PEOPLE — INCLUDING SOME DEDICATED, SELF-ORGANIZED IRAQIS — ARE FINDING OUT MORE about what Jacques Chirac’s buddy Saddam was up to:

“My brother disappeared in 1981. My mother and father kept asking at State Security for his body and one day they disappeared, too. They told us don’t come here asking again.” Amin Hashem Amin raises both hands, displays eight fingers, thrusting them forward until he’s recognized. “Four first cousins and four good neighbors I lost,” he says. “We found the body of only one of them. Then they took our houses and our farm.” His face crumples, the other men look away politely, and Amin weeps. Some of these people are just looking; others, like Amin, have found their loved ones’ names on the lists. “I have 16 dead of my friends,” the next man to raise his hand says. “They gave us back two bodies, both without their eyes.”

And so it goes now at the offices of the Committee, hour after hour, day after day. Anyone who doubts the brutality of Saddam Hussein’s regime need only spend a little time here, at the epicenter of efforts to unravel what happened, account for the dead and missing, locate the bodies in the mass graves that are daily being discovered throughout the country.

The Committee’s view is that Saddam Hussein’s regime slaughtered 8 million people; in a country of 25 million that’s a pretty extreme estimate. “Hitler was a minor student in the school of Saddam, and not a very good student by comparison,” Idrisi said. “Just in my small family, my cousin was in prison, my father, brother, and five or six other cousins disappeared,” he said. Saleh agreed. “No family in Iraq is without its missing. My brother, too. Still I haven’t reached his grave, but I saw the file.”

Challenging such over-the-top figures provokes annoyance among the Committee members. “How can we have 8 million?
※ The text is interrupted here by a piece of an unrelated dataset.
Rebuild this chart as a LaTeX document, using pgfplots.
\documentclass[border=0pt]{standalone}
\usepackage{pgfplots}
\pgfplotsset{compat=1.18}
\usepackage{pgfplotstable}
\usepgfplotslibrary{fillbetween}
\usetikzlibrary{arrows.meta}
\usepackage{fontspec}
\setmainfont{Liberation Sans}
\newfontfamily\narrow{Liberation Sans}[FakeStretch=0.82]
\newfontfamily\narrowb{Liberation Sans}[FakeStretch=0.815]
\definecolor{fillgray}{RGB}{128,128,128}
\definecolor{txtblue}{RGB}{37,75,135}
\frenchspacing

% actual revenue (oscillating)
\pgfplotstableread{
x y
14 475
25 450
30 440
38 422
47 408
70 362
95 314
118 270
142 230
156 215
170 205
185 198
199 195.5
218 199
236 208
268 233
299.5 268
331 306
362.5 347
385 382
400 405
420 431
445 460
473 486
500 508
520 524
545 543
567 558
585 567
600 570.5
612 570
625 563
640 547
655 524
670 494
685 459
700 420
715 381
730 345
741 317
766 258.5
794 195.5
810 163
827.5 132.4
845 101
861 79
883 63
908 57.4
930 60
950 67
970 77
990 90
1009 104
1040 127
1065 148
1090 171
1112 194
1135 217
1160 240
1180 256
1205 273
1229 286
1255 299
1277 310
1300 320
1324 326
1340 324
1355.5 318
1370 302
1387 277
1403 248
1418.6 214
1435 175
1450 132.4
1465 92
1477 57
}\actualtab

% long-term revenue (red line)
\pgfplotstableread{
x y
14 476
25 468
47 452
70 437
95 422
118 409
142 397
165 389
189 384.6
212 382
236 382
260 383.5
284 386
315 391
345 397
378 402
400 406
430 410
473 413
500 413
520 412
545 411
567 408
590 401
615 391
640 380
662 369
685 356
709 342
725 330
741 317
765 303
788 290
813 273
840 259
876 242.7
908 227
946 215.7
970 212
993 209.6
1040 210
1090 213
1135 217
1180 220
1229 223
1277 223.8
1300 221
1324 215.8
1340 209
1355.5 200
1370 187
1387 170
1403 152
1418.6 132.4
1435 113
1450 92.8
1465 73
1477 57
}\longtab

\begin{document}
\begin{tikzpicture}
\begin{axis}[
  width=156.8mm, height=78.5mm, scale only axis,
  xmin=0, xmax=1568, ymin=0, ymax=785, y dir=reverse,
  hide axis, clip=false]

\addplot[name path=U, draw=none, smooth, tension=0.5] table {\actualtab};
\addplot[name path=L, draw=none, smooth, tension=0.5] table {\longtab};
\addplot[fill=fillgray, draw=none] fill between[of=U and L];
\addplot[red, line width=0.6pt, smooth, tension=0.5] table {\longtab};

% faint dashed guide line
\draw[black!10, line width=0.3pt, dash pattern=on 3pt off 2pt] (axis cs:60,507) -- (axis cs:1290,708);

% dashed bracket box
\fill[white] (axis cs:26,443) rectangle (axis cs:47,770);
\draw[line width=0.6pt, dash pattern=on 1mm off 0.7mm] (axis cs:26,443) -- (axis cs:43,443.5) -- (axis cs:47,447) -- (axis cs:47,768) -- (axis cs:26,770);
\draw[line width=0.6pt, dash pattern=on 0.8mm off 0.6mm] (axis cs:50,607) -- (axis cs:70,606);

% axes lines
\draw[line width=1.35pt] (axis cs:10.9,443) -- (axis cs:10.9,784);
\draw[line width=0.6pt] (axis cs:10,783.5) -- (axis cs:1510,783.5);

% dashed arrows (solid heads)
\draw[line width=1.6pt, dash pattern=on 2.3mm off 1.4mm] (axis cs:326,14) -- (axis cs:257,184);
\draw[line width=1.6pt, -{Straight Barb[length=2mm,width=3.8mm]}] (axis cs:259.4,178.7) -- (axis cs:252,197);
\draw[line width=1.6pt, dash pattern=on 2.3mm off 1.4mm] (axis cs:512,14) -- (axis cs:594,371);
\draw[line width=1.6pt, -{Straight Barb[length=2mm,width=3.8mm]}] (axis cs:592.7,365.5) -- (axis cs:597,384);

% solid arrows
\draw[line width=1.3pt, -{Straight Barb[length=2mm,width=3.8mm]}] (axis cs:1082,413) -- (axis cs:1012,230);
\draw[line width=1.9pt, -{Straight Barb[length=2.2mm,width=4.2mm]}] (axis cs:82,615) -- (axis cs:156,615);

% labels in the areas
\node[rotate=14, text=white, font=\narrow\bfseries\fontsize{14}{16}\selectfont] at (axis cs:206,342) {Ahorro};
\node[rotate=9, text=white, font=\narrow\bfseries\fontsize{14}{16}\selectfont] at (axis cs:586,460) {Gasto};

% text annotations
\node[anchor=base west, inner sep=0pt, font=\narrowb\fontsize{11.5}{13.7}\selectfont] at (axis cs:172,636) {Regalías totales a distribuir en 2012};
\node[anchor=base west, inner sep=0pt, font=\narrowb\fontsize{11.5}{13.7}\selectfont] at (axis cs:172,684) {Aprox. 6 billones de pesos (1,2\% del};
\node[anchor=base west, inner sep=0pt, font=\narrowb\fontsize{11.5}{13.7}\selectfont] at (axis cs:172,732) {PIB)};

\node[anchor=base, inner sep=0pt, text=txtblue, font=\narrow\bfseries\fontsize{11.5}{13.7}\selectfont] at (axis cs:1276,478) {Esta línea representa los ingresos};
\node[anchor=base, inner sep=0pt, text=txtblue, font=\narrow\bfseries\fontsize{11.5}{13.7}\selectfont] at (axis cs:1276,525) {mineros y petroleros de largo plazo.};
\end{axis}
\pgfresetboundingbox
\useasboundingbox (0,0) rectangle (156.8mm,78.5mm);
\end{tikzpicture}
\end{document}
I’ll show you.” Saleh produces an armful of fat file folders. “Look at this one. Look at the file number.” It’s stamped TOP SECRET, labeled Department of General Security, Branch 45, File No. 12584. Branch 45 specialized in the banned Shiite group Al Dawa. This is a case file concerning one Satter Jaber Meslain, an investigation that lasted from 1981-1983. As the result of his confession and other investigative leads that his interrogation produced, 55 persons are implicated; all are listed here as condemned to death on one page, and then, on a paper dated hours later, confirmed “hanged by a rope until dead.” On the front of the file folio is a strip of computer stickers, the kind used to track inventory, bearing the number 507989493; they seem to be file locators. “Look how big that number is. It was indescribable what they did. There are millions of files, millions.”

However many there are, it’s a lot. The guy who runs the copy shop that my wife uses is an Iraqi exile — something he didn’t talk about until after the war. He told my wife the other day that when he was still living in Iraq in 1991, the family next door in Baghdad was killed by Saddam’s thugs one night, and he decided to leave the country the next day. He was quite harsh to a UT professor who tried to show “support” by saying that he had opposed the war.